Monthly Archives: July 2012

Hooray for Higgs!

It’s a big night and you can read the news pretty much everywhere on the web, but I have to get in on the action: it looks like the Higgs boson has been discovered at the Large Hadron Collider.

The Large Hadron Collider, or LHC, is of course an enormous piece of physics equipment located in Switzerland at the European Organisation for Nuclear Research, or CERN (originally the Conseil Européen pour la Recherche Nucléaire, thanks to those wacky French-Swiss). Two experimental teams, known as ATLAS and CMS, have used the LHC to search for Higgs bosons in the debris from the high-energy particle collisions it generates.

Both experiments appear to have found something that looks a lot like a Higgs boson, with a mass of between 125 and 126 GeV (ATLAS got 126.5 GeV, CMS got 125.3 GeV, so that’s pretty close).

Is this the end of physics? That’s a big call, and one that sensibly no one’s willing to make. But there’s certainly a bit of “where do we go from here?”

Before this, the last major discovery of a fundamental particle was the top quark in 1995, and that time there was a much bigger concern that if we didn’t find it then much of what we knew about particle physics must be wrong. But the Higgs boson leaves many unanswered questions, and many of us were hoping that they’d find something more, well, unexpected.

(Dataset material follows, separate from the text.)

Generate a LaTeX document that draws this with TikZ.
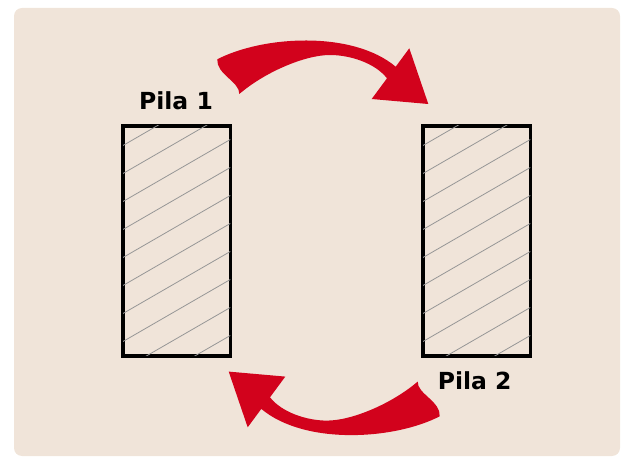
\documentclass[tikz,border=0pt]{standalone}
\usepackage{fontspec}
\setmainfont{DejaVu Sans}
\definecolor{panel}{RGB}{240,228,217}
\definecolor{arrowred}{RGB}{210,2,28}
\definecolor{hatchgray}{RGB}{150,150,150}
\begin{document}
\begin{tikzpicture}[x=1pt,y=-1pt,
  pilebox/.style={draw=black, line width=3.5pt, inner sep=0pt,
    minimum width=107.3pt, minimum height=230pt},
  hatchline/.style={draw=hatchgray, line width=0.8pt},
  pilelabel/.style={font=\bfseries\fontsize{23.5}{28}\selectfont,
    text=black, inner sep=0pt, anchor=base},
  swoosh/.style={fill=arrowred}]
\useasboundingbox (0,0) rectangle (622,457);
\fill[panel, rounded corners=8pt] (14,8) rectangle (620,456);

% the two piles
\node[pilebox] (pila1) at (176.65,241) {};
\node[pilebox] (pila2) at (476.65,241) {};

% diagonal hatching inside each pile
\foreach \p/\xl in {pila1/123, pila2/423} {
  \begin{scope}
    \clip ([shift={(1.75pt,-1.75pt)}]\p.north west)
      rectangle ([shift={(-1.75pt,1.75pt)}]\p.south east);
    \foreach \k in {0,...,10}
      \draw[hatchline] (\xl,{145.5+28*\k}) -- ++(107.3,-62);
  \end{scope}
}

% labels
\node[pilelabel] (lab1) at (176,109.3) {Pila 1};
\node[pilelabel] (lab2) at (474.7,390) {Pila 2};

% transfer arrows: the lower one is the upper one turned half a turn
\foreach \ang in {0,180} {
  \begin{scope}[rotate around={\ang:(328.5,237.8)}]
    \path[swoosh] (217.3,59.3)
      .. controls (262,36) and (352,30) .. (395.7,66.7)
      -- (409.3,48.3) -- (428.3,104) -- (371.7,99) -- (387,78.3)
      .. controls (375,63) and (350,55) .. (330,55)
      .. controls (305,55) and (265,72) .. (239.3,94)
      .. controls (240,82) and (216,74) .. (217.3,59.3) -- cycle;
  \end{scope}
}
\end{tikzpicture}
\end{document}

Of course, there’s still unexplained physics staring us in the face, like dark matter, dark energy, inflation and that little thing called gravity. And the Higgs signal isn’t quite as predicted, which could either mean new physics or we just need more data. But for the moment, the Standard Model holds strong, and we should celebrate by boozing on for the boson.

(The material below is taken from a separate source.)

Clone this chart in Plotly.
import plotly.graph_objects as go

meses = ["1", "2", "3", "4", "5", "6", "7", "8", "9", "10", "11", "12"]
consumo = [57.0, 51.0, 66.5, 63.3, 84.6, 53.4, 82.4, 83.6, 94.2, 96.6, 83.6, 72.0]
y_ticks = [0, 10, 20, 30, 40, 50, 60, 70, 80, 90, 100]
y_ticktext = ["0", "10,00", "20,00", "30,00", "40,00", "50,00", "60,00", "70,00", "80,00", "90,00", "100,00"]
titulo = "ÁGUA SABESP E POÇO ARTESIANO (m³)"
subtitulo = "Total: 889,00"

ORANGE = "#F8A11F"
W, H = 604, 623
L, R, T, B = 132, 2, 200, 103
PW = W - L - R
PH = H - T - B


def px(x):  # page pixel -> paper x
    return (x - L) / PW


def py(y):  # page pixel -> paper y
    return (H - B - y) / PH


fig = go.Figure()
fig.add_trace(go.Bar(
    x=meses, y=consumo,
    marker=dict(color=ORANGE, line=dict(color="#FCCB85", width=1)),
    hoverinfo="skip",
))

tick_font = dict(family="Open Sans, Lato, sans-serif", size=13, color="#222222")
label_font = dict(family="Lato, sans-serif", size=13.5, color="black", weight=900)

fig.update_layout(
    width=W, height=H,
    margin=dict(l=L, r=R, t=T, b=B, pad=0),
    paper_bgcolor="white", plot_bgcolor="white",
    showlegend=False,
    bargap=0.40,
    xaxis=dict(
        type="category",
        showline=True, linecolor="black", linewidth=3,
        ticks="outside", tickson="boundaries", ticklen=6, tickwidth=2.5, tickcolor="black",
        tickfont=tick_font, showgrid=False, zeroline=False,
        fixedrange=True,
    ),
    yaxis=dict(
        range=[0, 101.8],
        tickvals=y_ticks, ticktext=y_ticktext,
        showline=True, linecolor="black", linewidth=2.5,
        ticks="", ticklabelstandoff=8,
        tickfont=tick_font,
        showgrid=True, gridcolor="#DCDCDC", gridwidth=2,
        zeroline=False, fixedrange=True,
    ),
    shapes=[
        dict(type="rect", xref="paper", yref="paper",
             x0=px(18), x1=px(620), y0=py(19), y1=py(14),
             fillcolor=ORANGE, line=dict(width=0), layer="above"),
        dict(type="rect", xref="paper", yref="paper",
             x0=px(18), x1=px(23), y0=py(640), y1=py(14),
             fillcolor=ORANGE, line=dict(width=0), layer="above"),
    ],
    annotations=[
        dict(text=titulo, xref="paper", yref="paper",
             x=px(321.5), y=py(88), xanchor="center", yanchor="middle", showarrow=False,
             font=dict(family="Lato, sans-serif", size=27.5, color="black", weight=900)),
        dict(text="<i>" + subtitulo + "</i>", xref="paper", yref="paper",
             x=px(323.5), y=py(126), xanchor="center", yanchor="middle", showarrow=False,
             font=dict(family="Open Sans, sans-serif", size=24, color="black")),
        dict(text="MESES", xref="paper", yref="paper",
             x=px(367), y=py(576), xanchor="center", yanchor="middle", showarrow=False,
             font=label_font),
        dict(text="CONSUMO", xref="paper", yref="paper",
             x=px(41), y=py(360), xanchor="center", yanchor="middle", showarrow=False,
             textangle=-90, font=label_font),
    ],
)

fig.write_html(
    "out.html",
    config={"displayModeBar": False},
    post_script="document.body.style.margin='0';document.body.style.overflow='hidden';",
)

Come back soon for a more considered discussion of what this discovery does and doesn’t mean, and until then maybe check out the unofficially combined ATLAS and CMS results on the viXra blog. And a brief explanation of terminology below:

  • Higgs boson – a quantum excitation of the Higgs field.
  • Higgs field – a kind of energy field that fills all of space and gives mass to everything that interacts with it. Unfortunately at this stage those masses are purely arbitrary – it would be nice if we had a theory that told us what they should be.
  • Mass – you already know what this is, but it’s worth pointing out that most of the mass we can see (i.e., not dark matter) is actually due to potential energy from the forces that bind quarks into protons and neutrons, via E = mc2. The Higgs field is responsible for the masses of electrons and unbound quarks, which are much smaller.
  • GeV – also known as giga electron volts, is 1 billion electron volts. And an electron volt is the energy a single electron gains by being accelerated through one volt of an electrical circuit. This energy can be related back to mass via the aforementioned E = mc2 (the correct nomenclature for mass is actually eV/c2, but no one’s really fussy about it).
  • Hadron – a particle made out of quarks. Protons and neutrons are the best known hadrons, and protons are the things that the Large Hadron Collider accelerates and collides. They’re quite large relative to their constituent quarks, but I think the LHC gets its name from the fact that it itself is rather large (27 km around).
  • Boson – to put it simply, bosons (with an s that sounds like a z, not to be confused with bosuns) are particles that transmit forces between fermions, which are the particles of matter. And to put it complicatedly, bosons obey Bose-Einstein statistics and fermions obey Fermi-Dirac statistics.
  • Standard Model – a theory put together in the 1970s that describes all observed interactions of fundamental particles. It includes the matter particles, or fermions, namely 6 types of quarks and 6 types of leptons (which include electrons and neutrinos), and the bosons for the forces that act between them, namely the photon (the quantum of the electromagnetic force), the W and Z bosons (of the weak nuclear force, which causes radioactive decay) and gluons (the strong magnetic force, which binds quarks into hadrons and is so strong you can’t pull them out and get a quark on its own). It also includes the Higgs boson (see above). It doesn’t include gravity, because that’s the weakest of the four fundamental forces and cannot so far be detected in particle accelerators.
  • Dark matter, dark energy and inflation – these are cosmic entities whose effects can only be seen via gravity on a galactic or universal scale, and which we’ve discussed before. They are also not described in the Standard Model, but they seem to be real. So there, Horatio.